**TASK TO COMPLETE**. Gather up the lines with the word "matplotlib" in them.

:: DATA FOR PROCESSING ::

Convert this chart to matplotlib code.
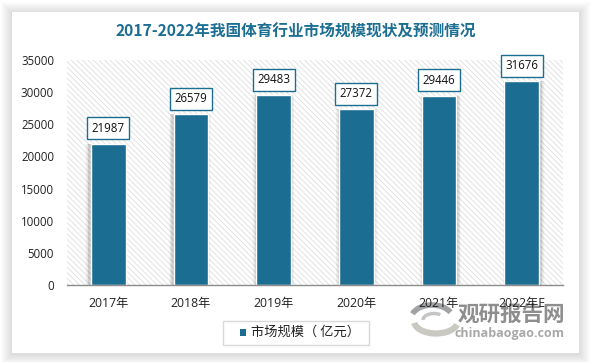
# -*- coding: utf-8 -*-
import matplotlib
matplotlib.use("Agg")
import matplotlib.pyplot as plt
from matplotlib.patches import Rectangle, Arc

plt.rcParams["font.family"] = ["Open Sans", "Noto Sans CJK SC", "DejaVu Sans"]
plt.rcParams["hatch.linewidth"] = 0.6

years = ["2017年", "2018年", "2019年", "2020年", "2021年", "2022年E"]
market_size = [21987, 26579, 29483, 27372, 29446, 31676]
y_ticks = [0, 5000, 10000, 15000, 20000, 25000, 30000, 35000]

W, H = 590, 362
BLUE = "#1c6d92"

fig = plt.figure(figsize=(W / 100, H / 100), dpi=100, facecolor="white")

# background layer in pixel coordinates (y goes down)
bg = fig.add_axes([0, 0, 1, 1], zorder=0)
bg.set_xlim(0, W)
bg.set_ylim(H, 0)
bg.axis("off")

# soft card shadow, a little lower than the card
for grow in range(11, 0, -1):
    bg.add_patch(Rectangle((12 - grow, 13 - grow), 567 + 2 * grow, 341 + 2 * grow,
                           fc="black", ec="none", alpha=0.011))
bg.add_patch(Rectangle((12, 12), 567, 341, fc="white", ec="none"))

# watermark sits under the axis labels
bg.add_patch(Arc((436, 321), 44, 25, theta1=10, theta2=175, ec="#c9c9c2", lw=4.5))
bg.add_patch(Arc((432, 319), 42, 28, theta1=195, theta2=340, ec="#9fa3a5", lw=4))
bg.add_patch(Arc((434, 320), 22, 13, theta1=180, theta2=320, ec="#c4c6c6", lw=2.5))
bg.text(511, 315, "观研报告网", ha="center", va="center", fontsize=15.5, fontweight="bold",
        color="#8e8e8e")
bg.text(509.5, 333, "chinabaogao.com", ha="center", va="center", fontsize=9,
        fontweight="bold", color="#a8a8a8")

# plot area
ax = fig.add_axes([67 / W, 1 - 285 / H, (563 - 67) / W, (285 - 60) / H], zorder=1)
ax.patch.set_visible(False)
ax.set_xlim(-0.5, 5.5)
ax.set_ylim(0, 35000)
ax.add_patch(Rectangle((0, 0), 1, 1, transform=ax.transAxes, fc="white",
                       ec="#dedede", lw=0, hatch="\\\\\\\\\\\\", zorder=0))

x = list(range(len(years)))
bar_w = 0.42

# bar shadows spread away from the middle of the chart
for extra, a in ((0.09, 0.02), (0.07, 0.03), (0.05, 0.04), (0.03, 0.05), (0.015, 0.06)):
    ax.bar([i + (i - 2.5) * 0.01 for i in x], market_size, width=bar_w + extra,
           color="black", alpha=a, lw=0, zorder=1)
ax.bar(x, market_size, width=bar_w, color=BLUE, edgecolor="white", linewidth=1, zorder=2)

for i, v in zip(x, market_size):
    ax.annotate(str(v), (i, v), xytext=(0, 9), textcoords="offset pixels",
                ha="center", va="bottom", fontsize=8.3, color="#111111", zorder=4,
                bbox=dict(boxstyle="square,pad=0.39", fc="white", ec=BLUE, lw=1))

for s in ("top", "right", "left"):
    ax.spines[s].set_visible(False)
ax.spines["bottom"].set_color("#8c8c8c")
ax.spines["bottom"].set_linewidth(1)

ax.set_yticks(y_ticks)
ax.set_xticks(x)
ax.set_xticklabels(years)
ax.tick_params(axis="both", length=0, colors="#222222")
ax.tick_params(axis="y", pad=9.4, labelsize=8.3)
ax.tick_params(axis="x", pad=9, labelsize=8.8)

# title and legend
bg.text(296, 32, "2017-2022年我国体育行业市场规模现状及预测情况", ha="center", va="center",
        fontsize=11.25, fontweight="bold", color=BLUE, family=["Noto Sans CJK SC", "DejaVu Sans"])
bg.add_patch(Rectangle((222.5, 320.5), 146, 24, fc="white", ec="#d9d9d9", lw=1))
bg.add_patch(Rectangle((240, 329), 6, 6.5, fc=BLUE, ec="none"))
bg.text(251, 332, "市场规模（ 亿元）", ha="left", va="center", fontsize=9.5, color="#222222",
        family=["Noto Sans CJK SC", "DejaVu Sans"])

fig.savefig("out.png", dpi=100)
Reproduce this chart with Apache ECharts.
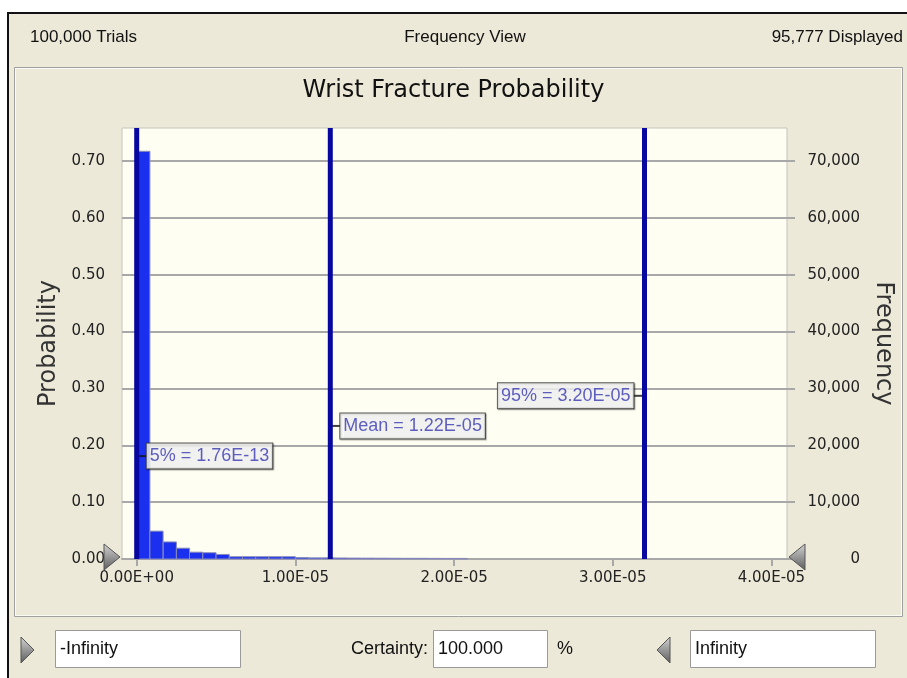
<!DOCTYPE html>
<html>
<head>
<meta charset="utf-8">
<script src="https://cdn.jsdelivr.net/npm/echarts@6/dist/echarts.min.js"></script>
<style>
html,body{margin:0;padding:0;background:#fff;}
#chart{width:907px;height:678px;}
</style>
</head>
<body>
<div id="chart"></div>
<script>
// ---- data ----
const chartTitle = 'Wrist Fracture Probability';
const headerLeft = '100,000 Trials';
const headerCenter = 'Frequency View';
const headerRight = '95,777 Displayed';
const binWidthE5 = 1 / 12; // bin width in units of 1E-05
const binStartE5 = [0.000, 0.083, 0.167, 0.250, 0.333, 0.417, 0.500, 0.583, 0.667, 0.750, 0.833, 0.917,
  1.000, 1.083, 1.167, 1.250, 1.333, 1.417, 1.500, 1.583, 1.667, 1.750, 1.833, 1.917, 2.000];
const probability = [0.717, 0.049, 0.030, 0.019, 0.012, 0.011, 0.008, 0.004, 0.004, 0.004, 0.004, 0.004,
  0.0025, 0.002, 0.002, 0.0018, 0.0016, 0.0015, 0.0014, 0.0013, 0.0012, 0.0012, 0.0011, 0.001, 0.001];
const xTickValues = [0, 1e-5, 2e-5, 3e-5, 4e-5];
const probTicks = [0, 0.1, 0.2, 0.3, 0.4, 0.5, 0.6, 0.7];
const freqTicks = [0, 10000, 20000, 30000, 40000, 50000, 60000, 70000];
const trialsTotal = 100000;
const probMax = 0.758;
const markerNames = ['5%', 'Mean', '95%'];
const markerValues = [1.76e-13, 1.22e-5, 3.20e-5];
const markerLabelY = [0.181, 0.234, 0.287];
const markerSide = ['right', 'right', 'left'];
const certaintyText = '100.000';
const lowerText = '-Infinity';
const upperText = 'Infinity';

// ---- helpers ----
function fmtE(v) {
  const s = Number(v).toExponential(2);
  const parts = s.split('e');
  const sign = parts[1][0] === '-' ? '-' : '+';
  let ex = parts[1].replace(/^[+-]/, '');
  if (ex.length < 2) ex = '0' + ex;
  return parts[0] + 'E' + sign + ex;
}
function fmtComma(v) {
  return Math.round(v).toString().replace(/\B(?=(\d{3})+(?!\d))/g, ',');
}

const bars = binStartE5.map((s, i) => [s * 1e-5, (s + binWidthE5) * 1e-5, probability[i]]);
const markerPts = markerValues.map((v, i) => ({
  value: [v, markerLabelY[i]],
  symbolOffset: [markerSide[i] === 'right' ? 5 : -6, 0],
  label: {position: markerSide[i]}
}));
const markerLines = markerValues.map(v => [v, 0, probMax]);

const chartFont = 'DejaVu Sans';
const labelFont = '"Liberation Sans", Arial, sans-serif';

const handleFill = () => new echarts.graphic.LinearGradient(0, 0, 0, 1, [{offset: 0, color: '#d4d4d4'}, {offset: 1, color: '#5c5c5c'}]);

const chart = echarts.init(document.getElementById('chart'));
chart.setOption({
  animation: false,
  backgroundColor: '#ffffff',
  title: {
    text: chartTitle, left: 'center', top: 74,
    textStyle: {fontFamily: chartFont, fontSize: 24, fontWeight: 'normal', color: '#111'}
  },
  grid: {
    left: 122, top: 128, width: 665, height: 431,
    show: true, backgroundColor: '#fefef2', borderColor: '#c4c4bc', borderWidth: 1
  },
  xAxis: {
    type: 'value', min: -0.0926e-5, max: 4.098e-5,
    axisLine: {show: true, lineStyle: {color: '#a8a8a8', width: 2}},
    axisTick: {show: true, customValues: xTickValues, length: 7, lineStyle: {color: '#a8a8a8', width: 2}},
    axisLabel: {customValues: xTickValues, formatter: fmtE, fontFamily: chartFont, fontSize: 15, color: '#222', margin: 12},
    splitLine: {show: false}
  },
  yAxis: [{
    type: 'value', min: 0, max: probMax, position: 'left', interval: 0.1,
    name: 'Probability', nameLocation: 'middle', nameGap: 56,
    nameTextStyle: {fontFamily: chartFont, fontSize: 24, color: '#333'},
    axisLine: {show: true, lineStyle: {color: '#c4c4bc'}},
    axisTick: {show: true, customValues: probTicks, length: 9, lineStyle: {color: '#a8a8a8', width: 2}},
    axisLabel: {customValues: probTicks, formatter: v => v.toFixed(2), fontFamily: chartFont, fontSize: 15, color: '#222', margin: 17},
    splitLine: {show: true, lineStyle: {color: '#a8a8a8', width: 2}}
  }, {
    type: 'value', min: 0, max: probMax * trialsTotal, position: 'right',
    name: 'Frequency', nameLocation: 'middle', nameGap: 69, nameRotate: -90,
    nameTextStyle: {fontFamily: chartFont, fontSize: 24, color: '#333'},
    axisLine: {show: false},
    axisTick: {show: true, customValues: freqTicks, length: 8, lineStyle: {color: '#a8a8a8', width: 2}},
    axisLabel: {customValues: freqTicks, formatter: fmtComma, fontFamily: chartFont, fontSize: 15, color: '#222', margin: 73, align: 'right'},
    splitLine: {show: false}
  }],
  series: [{
    type: 'custom', z: 2,
    encode: {x: [0, 1], y: 2},
    data: bars,
    renderItem(params, api) {
      const p0 = api.coord([api.value(0), api.value(2)]);
      const p1 = api.coord([api.value(1), 0]);
      return {
        type: 'rect',
        shape: {x: p0[0], y: p0[1], width: p1[0] - p0[0], height: p1[1] - p0[1]},
        style: {fill: '#1a30ee', stroke: '#8a8cb8', lineWidth: 1}
      };
    }
  }, {
    type: 'scatter', z: 3,
    data: markerPts,
    symbol: 'rect', symbolSize: [10, 2],
    itemStyle: {color: '#111'},
    label: {
      show: true, distance: 0,
      formatter: p => markerNames[p.dataIndex] + ' = ' + fmtE(markerValues[p.dataIndex]),
      backgroundColor: '#ffffff', borderColor: '#333', borderWidth: 1,
      padding: [2, 3, 2, 3], lineHeight: 21,
      fontFamily: labelFont, fontSize: 18, color: '#3838b4',
      shadowColor: 'rgba(0,0,0,0.35)', shadowOffsetX: 1, shadowOffsetY: 1, shadowBlur: 1
    }
  }, {
    type: 'custom', z: 4,
    encode: {x: 0, y: [1, 2]},
    data: markerLines,
    renderItem(params, api) {
      const a = api.coord([api.value(0), api.value(1)]);
      const b = api.coord([api.value(0), api.value(2)]);
      return {
        type: 'line',
        shape: {x1: a[0], y1: a[1], x2: b[0], y2: b[1]},
        style: {stroke: '#0808a0', lineWidth: 5}
      };
    }
  }],
  graphic: [
    // window chrome
    {type: 'rect', z: -10, shape: {x: 8, y: 13, width: 910, height: 680}, style: {fill: '#ece9d8', stroke: '#111', lineWidth: 2}},
    {type: 'rect', z: -9, shape: {x: 14.5, y: 67.5, width: 888, height: 549}, style: {fill: 'none', stroke: '#a0a0a0', lineWidth: 1}},
    {type: 'rect', z: -9, shape: {x: 15.5, y: 68.5, width: 886, height: 547}, style: {fill: 'none', stroke: '#fbfbf6', lineWidth: 1}},
    {type: 'text', z: 10, style: {x: 30, y: 37, text: headerLeft, font: '17px "Liberation Sans", sans-serif', fill: '#111', textVerticalAlign: 'middle'}},
    {type: 'text', z: 10, style: {x: 465, y: 37, text: headerCenter, font: '17px "Liberation Sans", sans-serif', fill: '#111', textAlign: 'center', textVerticalAlign: 'middle'}},
    {type: 'text', z: 10, style: {x: 903, y: 37, text: headerRight, font: '17px "Liberation Sans", sans-serif', fill: '#111', textAlign: 'right', textVerticalAlign: 'middle'}},
    // slider handles on axis
    {type: 'polygon', z: 10, shape: {points: [[104, 544], [120, 557], [104, 570]]}, style: {fill: handleFill(), stroke: '#555', lineWidth: 1}},
    {type: 'polygon', z: 10, shape: {points: [[805, 544], [789, 557], [805, 570]]}, style: {fill: handleFill(), stroke: '#555', lineWidth: 1}},
    // bottom controls
    {type: 'polygon', z: 10, shape: {points: [[21, 637], [34, 650], [21, 663]]}, style: {fill: handleFill(), stroke: '#555', lineWidth: 1}},
    {type: 'rect', z: 10, shape: {x: 55.5, y: 630.5, width: 185, height: 37}, style: {fill: '#fff', stroke: '#9a9a9a', lineWidth: 1}},
    {type: 'text', z: 11, style: {x: 60, y: 649, text: lowerText, font: '18px "Liberation Sans", sans-serif', fill: '#111', textVerticalAlign: 'middle'}},
    {type: 'text', z: 11, style: {x: 428, y: 649, text: 'Certainty:', font: '18px "Liberation Sans", sans-serif', fill: '#111', textAlign: 'right', textVerticalAlign: 'middle'}},
    {type: 'rect', z: 10, shape: {x: 433.5, y: 630.5, width: 114, height: 37}, style: {fill: '#fff', stroke: '#9a9a9a', lineWidth: 1}},
    {type: 'text', z: 11, style: {x: 438, y: 649, text: certaintyText, font: '18px "Liberation Sans", sans-serif', fill: '#111', textVerticalAlign: 'middle'}},
    {type: 'text', z: 11, style: {x: 557, y: 649, text: '%', font: '18px "Liberation Sans", sans-serif', fill: '#111', textVerticalAlign: 'middle'}},
    {type: 'polygon', z: 10, shape: {points: [[670, 637], [657, 650], [670, 663]]}, style: {fill: handleFill(), stroke: '#555', lineWidth: 1}},
    {type: 'rect', z: 10, shape: {x: 690.5, y: 630.5, width: 185, height: 37}, style: {fill: '#fff', stroke: '#9a9a9a', lineWidth: 1}},
    {type: 'text', z: 11, style: {x: 695, y: 649, text: upperText, font: '18px "Liberation Sans", sans-serif', fill: '#111', textVerticalAlign: 'middle'}}
  ]
});
</script>
</body>
</html>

:::

**THE REPLY**.
Convert this chart to matplotlib code.
import matplotlib
matplotlib.use("Agg")
import matplotlib.pyplot as plt
from matplotlib.patches import Rectangle, Arc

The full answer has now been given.